Pattabhi Jois wisely suggested that we start with asana. We start there because we have forgotten so much, like Hanuman who can’t recall his divine powers and thinks he’s just a monkey. But concentrating on how we move and breathe and gaze prepares us for the real job of yama and niyama or, in plain English, being good people. As Richard Freeman says, a little compassion is worth more than a thousand years of pranayama. If I am honest, and that is always hard, what has really changed in the past 15 years of my enthusiastic and nerdy approach to yoga has not been the flexibility of my hips but rather the openness of my heart. This also sounds like a new age cliché, but it is true. These days I am more reluctant to screw people over or leave a job half done or to lie out of convenience. It seems improbable that a daily practice that looks like jumping around and stretching could accomplish this internal shift, but I know that to be the case.

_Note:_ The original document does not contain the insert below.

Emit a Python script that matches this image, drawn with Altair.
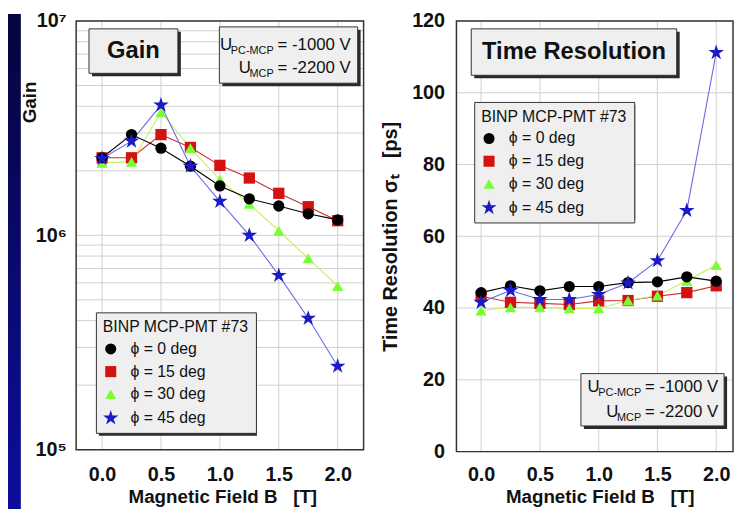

I see a little more clearly now, not too much, but my range of vision has expanded and within that expanse are other people.

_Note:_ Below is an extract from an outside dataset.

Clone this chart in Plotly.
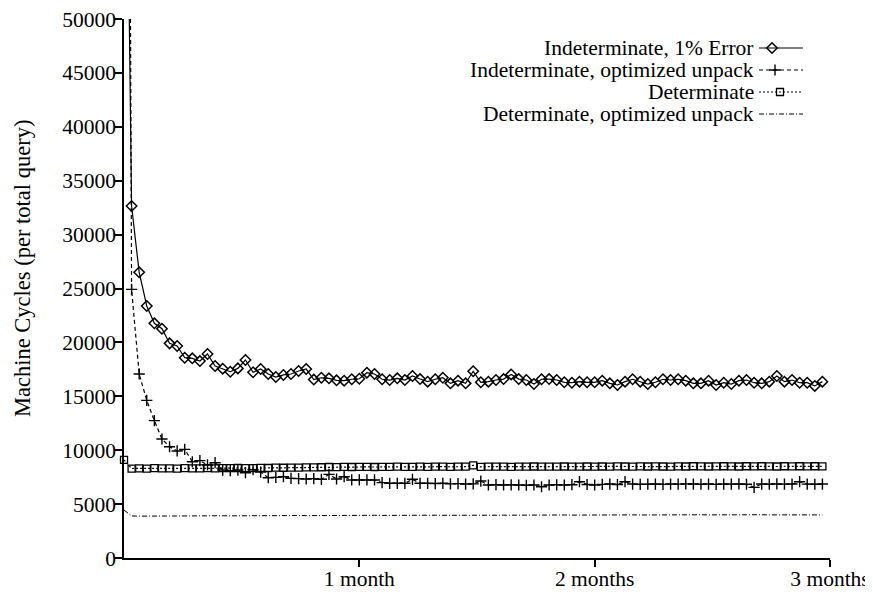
import plotly.graph_objects as go

# ---------------- data ----------------
days = list(range(93))

ind_err = [
    90000, 32650, 26500, 23380, 21770, 21270, 19910, 19670, 18580, 18520,
    18270, 18920, 17810, 17560, 17280, 17590, 18370, 17230, 17530, 17070,
    16790, 16980, 17070, 17350, 17530, 16550, 16720, 16670, 16480, 16450,
    16580, 16630, 17190, 17070, 16580, 16510, 16670, 16510, 16880, 16600,
    16360, 16580, 16720, 16200, 16450, 16200, 17320, 16300, 16360, 16510,
    16600, 17030, 16600, 16510, 16140, 16580, 16600, 16510, 16300, 16260,
    16360, 16300, 16300, 16450, 16200, 16050, 16360, 16580, 16360, 16140,
    16300, 16580, 16510, 16580, 16450, 16200, 16200, 16450, 16050, 16260,
    16140, 16450, 16510, 16260, 16200, 16360, 16880, 16360, 16510, 16260,
    16260, 15960, 16360,
]

ind_opt = [
    200000, 24920, 17070, 14620, 12740, 11040, 10320, 9930, 10080, 8930,
    9030, 8630, 8840, 8160, 8100, 8160, 7910, 8190, 7970, 7450,
    7480, 7540, 7390, 7360, 7330, 7360, 7300, 7760, 7330, 7540,
    7240, 7240, 7240, 7240, 6990, 6930, 6930, 6930, 7300, 6930,
    6930, 6900, 6930, 6880, 6900, 6860, 6880, 7140, 6770, 6800,
    6770, 6790, 6770, 6750, 6770, 6610, 6770, 6790, 6770, 6800,
    7080, 6820, 6770, 6830, 6860, 6820, 7080, 6860, 6830, 6850,
    6860, 6830, 6860, 6850, 6880, 6860, 6840, 6860, 6830, 6860,
    6850, 6870, 6840, 6550, 6860, 6840, 6870, 6850, 6860, 7080,
    6850, 6840, 6860,
]

det = [
    9100, 8300, 8320, 8300, 8330, 8310, 8320, 8300, 8330, 8320,
    8310, 8330, 8320, 8340, 8330, 8350, 8330, 8340, 8360, 8350,
    8380, 8370, 8390, 8380, 8400, 8410, 8420, 8440, 8430, 8450,
    8440, 8460, 8450, 8440, 8460, 8450, 8470, 8460, 8450, 8470,
    8460, 8480, 8470, 8460, 8480, 8470, 8600, 8460, 8470, 8480,
    8470, 8460, 8480, 8470, 8490, 8480, 8470, 8480, 8490, 8480,
    8470, 8490, 8480, 8490, 8480, 8500, 8490, 8480, 8500, 8490,
    8500, 8490, 8480, 8500, 8490, 8510, 8500, 8490, 8500, 8510,
    8500, 8490, 8510, 8500, 8510, 8500, 8490, 8510, 8500, 8510,
    8500, 8510, 8500,
]

det_opt = [
    4450, 3900, 3880, 3890, 3900, 3880, 3890, 3900, 3890, 3900,
    3910, 3900, 3910, 3920, 3910, 3920, 3910, 3920, 3930, 3920,
    3930, 3920, 3930, 3940, 3930, 3940, 3930, 3940, 3950, 3940,
    3950, 3940, 3950, 3960, 3950, 3960, 3950, 3960, 3950, 3960,
    3960, 3970, 3960, 3970, 3960, 3970, 3960, 3970, 3980, 3970,
    3970, 3980, 3970, 3980, 3970, 3980, 3990, 3980, 3990, 3980,
    3990, 3980, 3990, 3980, 3990, 4000, 3990, 4000, 3990, 4000,
    3990, 4000, 3990, 4000, 4010, 4000, 4010, 4000, 4010, 4000,
    4010, 4000, 4010, 4000, 4010, 4000, 4010, 4000, 4010, 4000,
    4010, 4000, 4000,
]

series_names = [
    "Indeterminate, 1% Error",
    "Indeterminate, optimized unpack",
    "Determinate",
    "Determinate, optimized unpack",
]
month_ticks = [31, 62, 93]
month_labels = ["1 month", "2 months", "3 months"]
y_ticks = list(range(0, 50001, 5000))
y_title = "Machine Cycles (per total query)"

# ---------------- styles ----------------
FONT = "Liberation Serif"
FS = 21.5
LFS = 21.5
TFS = 22.5
BLACK = "#000000"

styles = [
    dict(dash="solid", symbol="diamond-open", size=8, mw=1.5),
    dict(dash="4px,3px", symbol="cross-thin", size=8, mw=1.4),
    dict(dash="2px,2px", symbol="square-open", size=7, mw=1.3),
    dict(dash="5px,2px,1px,2px", symbol=None, size=0, mw=0),
]
data_series = [ind_err, ind_opt, det, det_opt]

fig = go.Figure()

for name, vals, st in zip(series_names, data_series, styles):
    if st["symbol"]:
        fig.add_trace(go.Scatter(
            x=days, y=vals, name=name, mode="lines+markers",
            line=dict(color=BLACK, width=1.2, dash=st["dash"]),
            marker=dict(symbol=st["symbol"], size=st["size"], color=BLACK,
                        line=dict(color=BLACK, width=st["mw"])),
            cliponaxis=(name != "Determinate"),
            showlegend=False,
        ))
    else:
        fig.add_trace(go.Scatter(
            x=days, y=vals, name=name, mode="lines",
            line=dict(color=BLACK, width=1.0, dash=st["dash"]),
            showlegend=False,
        ))

# ---------------- custom legend (text left of sample) ----------------
# overlay axes in page-pixel units for legend placement
row_y = [48, 70, 92, 114]
text_right = 755
samp_x0, samp_x1 = 759, 803
mark_x = [772, 775, 780, None]

for name, st, yy, mx in zip(series_names, styles, row_y, mark_x):
    fig.add_trace(go.Scatter(
        x=[samp_x0, samp_x1], y=[yy, yy], mode="lines",
        line=dict(color=BLACK, width=1.2, dash=st["dash"]),
        xaxis="x2", yaxis="y2", showlegend=False, hoverinfo="skip",
    ))
    if mx is not None:
        fig.add_trace(go.Scatter(
            x=[mx], y=[yy], mode="markers",
            marker=dict(symbol=st["symbol"], size=st["size"], color=BLACK,
                        line=dict(color=BLACK, width=st["mw"])),
            xaxis="x2", yaxis="y2", showlegend=False, hoverinfo="skip",
        ))
    fig.add_annotation(
        x=text_right, y=yy, xref="x2", yref="y2", text=name,
        showarrow=False, xanchor="right", yanchor="middle", borderpad=0,
        font=dict(family=FONT, size=LFS, color=BLACK),
    )

# y-axis title (paper coords; plot area spans page x 124..830, y 19..558)
fig.add_annotation(
    x=(22 - 124) / 706, y=(558 - 269) / 539, xref="paper", yref="paper",
    text=y_title, textangle=-90, borderpad=0,
    showarrow=False, xanchor="center", yanchor="middle",
    font=dict(family=FONT, size=TFS, color=BLACK),
)

# the page body has an 8px default margin, so the figure is offset by 8px
fig.update_layout(
    width=865, height=584,
    margin=dict(l=116, r=43, t=11, b=34, pad=0),
    paper_bgcolor="white", plot_bgcolor="white",
    font=dict(family=FONT, size=FS, color=BLACK),
    xaxis=dict(
        range=[0, 93], tickvals=month_ticks, ticktext=month_labels,
        showgrid=False, zeroline=False, showline=True, linecolor=BLACK,
        linewidth=1.5, ticks="outside", ticklen=7, tickwidth=1.5,
        tickcolor=BLACK, automargin=False, ticklabelstandoff=-7,
        ticklabeloverflow="allow",
        tickfont=dict(family=FONT, size=FS, color=BLACK),
    ),
    yaxis=dict(
        range=[0, 50000], tickvals=y_ticks,
        ticktext=[str(v) for v in y_ticks],
        showgrid=False, zeroline=False, showline=True, linecolor=BLACK,
        linewidth=1.5, ticks="outside", ticklen=7, tickwidth=1.5,
        tickcolor=BLACK, automargin=False, ticklabeloverflow="allow",
        ticklabelstandoff=-5,
        tickfont=dict(family=FONT, size=FS, color=BLACK),
    ),
    xaxis2=dict(range=[124, 830], overlaying="x", anchor="y2",
                visible=False, fixedrange=True),
    yaxis2=dict(range=[558, 19], overlaying="y", anchor="x2",
                visible=False, fixedrange=True),
)

fig.write_html("out.html")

For that reason, I have tried to be more careful when I rush out the door with my mat under my arm. These days I try to say, “Bye! I love you! I’m going to practice!” And hopefully the kids will know that I am practicing for them, once again rehearsing a little kindness, patience and humility.

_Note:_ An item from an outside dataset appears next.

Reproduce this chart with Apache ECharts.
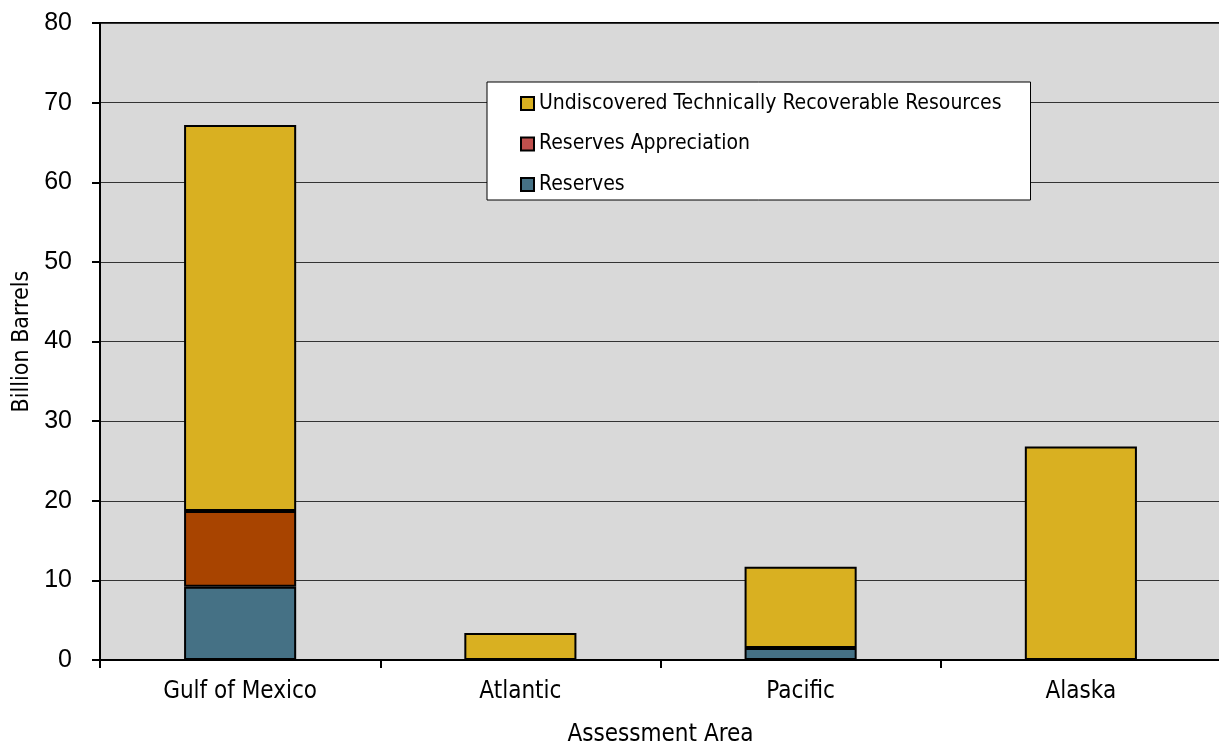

Last night my ten year-old son Oli came home after a playdate with a friend. I was practicing, doing what I could after a long day of work and familial logistics. Oli came into the yoga room with my husband and burst into tears. He and his friend had fought and said some mean things to each other. His eyes filled with tears again and he hid under a pillow. We talked for a while, had a hug and the boys left. I heard my husband say, “Let’s let mom do her practice and we can keep talking.” Before, I would have kept going in order “to finish.” I would have justified this attitude by reminding myself of all the things that I do for the kids, that their dad is better at giving advice anyway, etc. Instead, I gave a small nod towards the altar, rolled up my mat and went downstairs to sit with the guys. We moved on from friendship to long division, there were some more tears and then it was time for bed.

I don’t want to go to yoga anymore. I want to stay there, to live inside its elastic and unlimited expanse. I am not yet up to this challenge, but I will keep at it, making time for a beloved friend when all I can think about is getting some more work done; or pulling my daughter close in the pool on a weekday afternoon when I still haven’t gone to the supermarket; or answering my emails instead of leaving someone hanging in the void of a non-response.
One of the yamas that we tend to gloss over is asteya or non-stealing. It’s easy to feel good about this one on the most basic level. I won’t steal your car, your purse, your husband, your lunch. But the other side of asteya is generosity itself. I won’t steal my presence from you or deny you my heart or my kindness. As Pattabhi Jois says in Yoga Mala, “Heaps of gems fall before the yogi who practices asteya, and he becomes the abode of all gems.”
Yoga isn’t our destination; it’s the place in which we are truly ourselves, the abode of all the gems that fall in heaps around us everyday.